### RECORDED DATA ###
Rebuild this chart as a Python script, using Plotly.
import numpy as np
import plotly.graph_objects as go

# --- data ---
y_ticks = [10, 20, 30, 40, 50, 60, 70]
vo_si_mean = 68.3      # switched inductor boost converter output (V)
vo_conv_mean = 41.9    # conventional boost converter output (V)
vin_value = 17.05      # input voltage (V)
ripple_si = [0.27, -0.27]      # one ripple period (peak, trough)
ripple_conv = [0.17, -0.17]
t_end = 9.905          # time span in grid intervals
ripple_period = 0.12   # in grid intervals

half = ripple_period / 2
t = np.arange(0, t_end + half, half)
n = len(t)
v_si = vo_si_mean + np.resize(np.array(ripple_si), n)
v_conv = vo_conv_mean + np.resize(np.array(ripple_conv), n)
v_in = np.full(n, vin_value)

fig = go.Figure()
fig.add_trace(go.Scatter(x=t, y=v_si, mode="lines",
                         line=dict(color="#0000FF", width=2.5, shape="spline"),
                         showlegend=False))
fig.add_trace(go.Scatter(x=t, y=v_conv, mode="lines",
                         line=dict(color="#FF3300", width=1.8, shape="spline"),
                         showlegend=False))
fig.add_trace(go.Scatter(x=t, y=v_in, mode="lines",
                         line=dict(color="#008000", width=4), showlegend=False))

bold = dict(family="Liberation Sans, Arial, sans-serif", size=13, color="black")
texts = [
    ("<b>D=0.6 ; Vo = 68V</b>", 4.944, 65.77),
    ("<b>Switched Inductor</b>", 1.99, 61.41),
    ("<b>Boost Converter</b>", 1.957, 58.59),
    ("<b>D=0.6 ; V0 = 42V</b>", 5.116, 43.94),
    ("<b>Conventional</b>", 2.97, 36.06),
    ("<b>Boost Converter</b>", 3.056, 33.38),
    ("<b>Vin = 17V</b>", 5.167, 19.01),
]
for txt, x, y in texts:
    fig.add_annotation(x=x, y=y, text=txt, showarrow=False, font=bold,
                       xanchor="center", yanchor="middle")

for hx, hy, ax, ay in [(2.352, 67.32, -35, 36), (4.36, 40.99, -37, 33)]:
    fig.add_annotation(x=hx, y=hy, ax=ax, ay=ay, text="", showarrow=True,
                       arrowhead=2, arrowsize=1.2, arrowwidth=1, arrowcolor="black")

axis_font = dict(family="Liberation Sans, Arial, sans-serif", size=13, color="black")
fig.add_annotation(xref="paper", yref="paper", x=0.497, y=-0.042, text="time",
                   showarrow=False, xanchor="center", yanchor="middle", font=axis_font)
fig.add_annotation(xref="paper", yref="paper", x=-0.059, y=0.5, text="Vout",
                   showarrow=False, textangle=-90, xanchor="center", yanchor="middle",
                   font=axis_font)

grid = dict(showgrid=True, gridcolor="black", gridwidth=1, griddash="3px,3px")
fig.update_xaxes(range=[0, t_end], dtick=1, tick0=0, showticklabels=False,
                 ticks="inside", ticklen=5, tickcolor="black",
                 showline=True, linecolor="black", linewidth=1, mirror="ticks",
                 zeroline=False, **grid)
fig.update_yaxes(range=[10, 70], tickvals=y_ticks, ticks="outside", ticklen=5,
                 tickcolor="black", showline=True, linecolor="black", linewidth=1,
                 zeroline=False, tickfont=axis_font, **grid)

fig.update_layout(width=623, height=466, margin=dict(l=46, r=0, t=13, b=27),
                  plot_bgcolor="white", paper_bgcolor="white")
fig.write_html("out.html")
###
▶ _WHAT TO WORK ON_
Return nothing but the lines from the start of the listing above through the line containing "import plotly.graph_objects as go", exactly as given.

▶ _FINISHED ANSWER_
Rebuild this chart as a Python script, using Plotly.
import numpy as np
import plotly.graph_objects as go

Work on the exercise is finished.